Herr Reyers, wie kommt ein acht, neun Jahre alter Junge eigentlich dazu, das Wetter aufzuzeichnen?

Reyers Ich bin hier auf dem Hof groß geworden. In der Landwirtschaft hat man täglich mit dem Wetter zu tun. Das hat mich fasziniert.

Was fasziniert Sie denn am Wetter?

Reyers Der ständige Wandel. Es ist immer etwas Neues. Und wenn wir stabile Lagen haben, schaue ich gerne in die Region, in die Welt. Und immer, wenn irgendwo ein Sturm aufzieht, frage ich mich: Was kann man tun? Vielleicht auch einfach mal zuhause bleiben. Es muss nicht immer alles möglich gemacht werden.

Inwiefern hat sich Ihre Arbeit im Laufe der Jahre verändert?

Reyers Als kleines Kind habe ich den Regen in einem Eimer aufgefangen, einen Kreis mit der Bewölkung gemalt, mein Vater hat mir bei den Winden geholfen. Später bekam ich einen Regenmesser und ein sogenanntes Minimaxthermometer. Das war für mich eine große Errungenschaft. Eine Sensation. Jeden Abend habe ich alles aufgeschrieben.

Und heute?

Reyers In den 90er Jahren habe ich meine erste Wetterstation bekommen. Mittlerweile steht die fünfte Generation auf meinem Dach. Sie zeichnet alle sechs Minuten das Wetter auf. Das heißt: die Temperatur, die Bewölkung, den Luftdruck, den Niederschlag sowie die Windstärke und die Windrichtung. Ich selbst werte seit dem Jahr 2000 Wettermodelle aus. Mindestens zweimal, meistens aber dreimal am Tag aktualisiere ich meine Vorhersage.

Mit Erfolg. Viele schauen bei Ihnen nach, wie das Wetter wird.

Reyers Ich verzeichne etwa 10.000 Klicks pro Tag. Bei Sturm und Gewitter sind es sogar bis zu 40.000 Klicks.

Woher stammen Ihre Nutzer?

Reyers Das kann ich nur anhand der zahlreichen E-Mails oder Telefonate auswerten. Hauptsächlich aus dem Kreis Kleve und vom Niederrhein. Ich habe aber auch Zuschriften aus dem Ruhrgebiet oder aus dem Bergischen.

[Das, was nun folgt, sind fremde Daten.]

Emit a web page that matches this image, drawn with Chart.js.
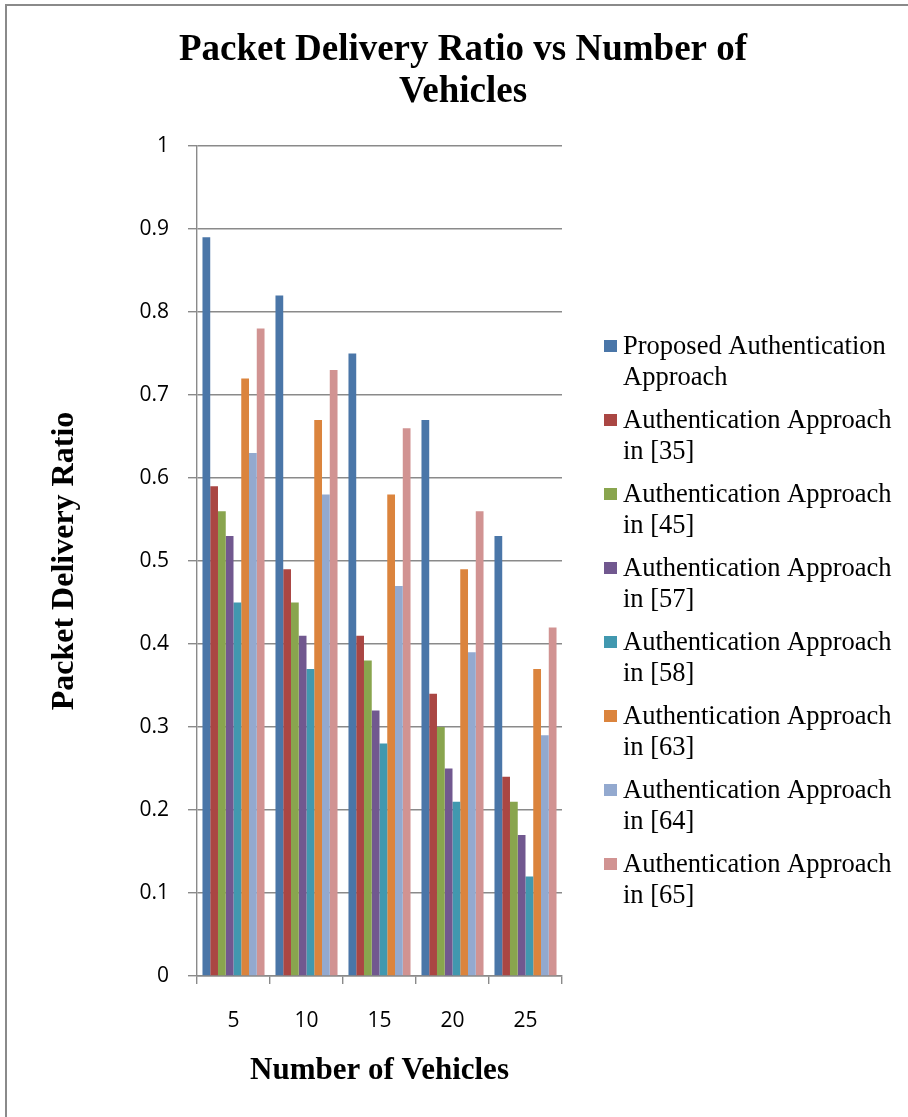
<!DOCTYPE html>
<html>
<head>
<meta charset="utf-8">
<style>
  html, body { margin: 0; padding: 0; background: #fff; }
  #wrap { width: 908px; height: 1117px; position: relative; }
</style>
</head>
<body>
<div id="wrap"><canvas id="pdr" width="908" height="1117"></canvas></div>

<script src="https://cdn.jsdelivr.net/npm/chart.js@4/dist/chart.umd.min.js"></script>
<script>
  // Число машин
  var vehicles = ["5", "10", "15", "20", "25"];

  // Доля доставленных пакетов по каждому подходу
  var proposed = [0.89, 0.82, 0.75, 0.67, 0.53];
  var ref35    = [0.59, 0.49, 0.41, 0.34, 0.24];
  var ref45    = [0.56, 0.45, 0.38, 0.30, 0.21];
  var ref57    = [0.53, 0.41, 0.32, 0.25, 0.17];
  var ref58    = [0.45, 0.37, 0.28, 0.21, 0.12];
  var ref63    = [0.72, 0.67, 0.58, 0.49, 0.37];
  var ref64    = [0.63, 0.58, 0.47, 0.39, 0.29];
  var ref65    = [0.78, 0.73, 0.66, 0.56, 0.42];

  var seriesNames = [
    "Proposed Authentication Approach",
    "Authentication Approach in [35]",
    "Authentication Approach in [45]",
    "Authentication Approach in [57]",
    "Authentication Approach in [58]",
    "Authentication Approach in [63]",
    "Authentication Approach in [64]",
    "Authentication Approach in [65]"
  ];
  var seriesValues = [proposed, ref35, ref45, ref57, ref58, ref63, ref64, ref65];
  var seriesColors = ["#4A76A8", "#AA4643", "#89A54E", "#71588F", "#4198AF", "#DB843D", "#93A9CF", "#D19392"];

  var yTickLabels = ["0", "0.1", "0.2", "0.3", "0.4", "0.5", "0.6", "0.7", "0.8", "0.9", "1"];
  var chartTitle = ["Packet Delivery Ratio vs Number of", "Vehicles"];

  var gridColor = "#8a8a8a";
  var sansFont = "'Open Sans', 'Noto Sans', sans-serif";
  var serifFont = "'Liberation Serif', 'DejaVu Serif', serif";

  var datasets = seriesNames.map(function(name, i){
    return {
      label: name,
      data: seriesValues[i],
      backgroundColor: seriesColors[i],
      borderWidth: 0,
      categoryPercentage: 0.85,
      barPercentage: 1.0
    };
  });

  // Рамка и заголовок по центру всего рисунка
  var framePlugin = {
    id: "frame",
    beforeDraw: function(chart){
      var ctx = chart.ctx;
      ctx.save();
      ctx.fillStyle = "#fff";
      ctx.fillRect(0, 0, chart.width, chart.height);
      ctx.strokeStyle = "#8a8a8a";
      ctx.lineWidth = 2;
      ctx.beginPath();
      ctx.moveTo(6, chart.height);
      ctx.lineTo(6, 5);
      ctx.lineTo(chart.width, 5);
      ctx.stroke();

      ctx.fillStyle = "#000";
      ctx.font = "bold 37px " + serifFont;
      ctx.textAlign = "center";
      ctx.textBaseline = "alphabetic";
      chartTitle.forEach(function(line, k){
        ctx.fillText(line, 463, 60 + k * 42);
      });
      ctx.restore();
    }
  };

  // Легенда справа, подписи переносятся по словам
  var sideLegend = {
    id: "sideLegend",
    afterDraw: function(chart){
      var ctx = chart.ctx;
      var x0 = 604, textX = 623, maxW = 280;
      var y = 347, lineH = 31, gap = 12;
      ctx.save();
      ctx.font = "26.5px " + serifFont;
      ctx.textBaseline = "middle";
      ctx.fillStyle = "#000";
      chart.data.datasets.forEach(function(ds){
        var words = ds.label.split(" ");
        var lines = [], cur = "";
        words.forEach(function(w){
          var test = cur ? cur + " " + w : w;
          if (ctx.measureText(test).width > maxW && cur) {
            lines.push(cur);
            cur = w;
          } else {
            cur = test;
          }
        });
        if (cur) lines.push(cur);

        ctx.fillStyle = ds.backgroundColor;
        ctx.fillRect(x0, y - 7, 13, 12);
        ctx.fillStyle = "#000";
        lines.forEach(function(l, k){
          ctx.fillText(l, textX, y + k * lineH);
        });
        y += lines.length * lineH + gap;
      });
      ctx.restore();
    }
  };

  var myChart = new Chart(document.getElementById("pdr"), {
    type: "bar",
    data: {
      labels: vehicles,
      datasets: datasets
    },
    plugins: [framePlugin, sideLegend],
    options: {
      responsive: false,
      animation: false,
      devicePixelRatio: 1,
      layout: {
        padding: { left: 0, right: 346, top: 146, bottom: 0 }
      },
      plugins: {
        legend: { display: false },
        tooltip: { enabled: false },
        title: { display: false }
      },
      scales: {
        x: {
          grid: {
            offset: true,
            drawOnChartArea: false,
            drawTicks: true,
            tickLength: 8,
            color: gridColor,
            lineWidth: 1.4
          },
          border: { color: gridColor, width: 1.4 },
          ticks: {
            color: "#000",
            font: { family: sansFont, size: 21 },
            padding: 24
          },
          title: {
            display: true,
            text: "Number of Vehicles",
            color: "#000",
            font: { family: serifFont, size: 31, weight: "bold" },
            padding: { top: 27, bottom: 27 }
          },
          afterFit: function(scale){ scale.height = 141; }
        },
        y: {
          min: 0,
          max: 1,
          ticks: {
            stepSize: 0.1,
            color: "#000",
            font: { family: sansFont, size: 21 },
            padding: 19,
            callback: function(value, index){ return yTickLabels[index]; }
          },
          grid: {
            color: gridColor,
            lineWidth: 1.4,
            tickLength: 9
          },
          border: { color: gridColor, width: 1.4 },
          title: {
            display: true,
            text: "Packet Delivery Ratio",
            color: "#000",
            font: { family: serifFont, size: 32, weight: "bold" },
            padding: { top: 46, bottom: 46 }
          },
          afterFit: function(scale){ scale.width = 197; }
        }
      }
    }
  });
</script>
</body>
</html>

Schauen Sie auch aufs Wetter, bevor Sie aus dem Haus gehen?

Reyers Ja, als Landwirt und Fahrradfahrer sowieso.

Haben Sie ein Lieblingswetter?

Reyers Ich mag offenes Wetter mit Sonne und Quellwolken am Himmel, am liebsten Frühlingswetter, wenn die Vegetation erwacht.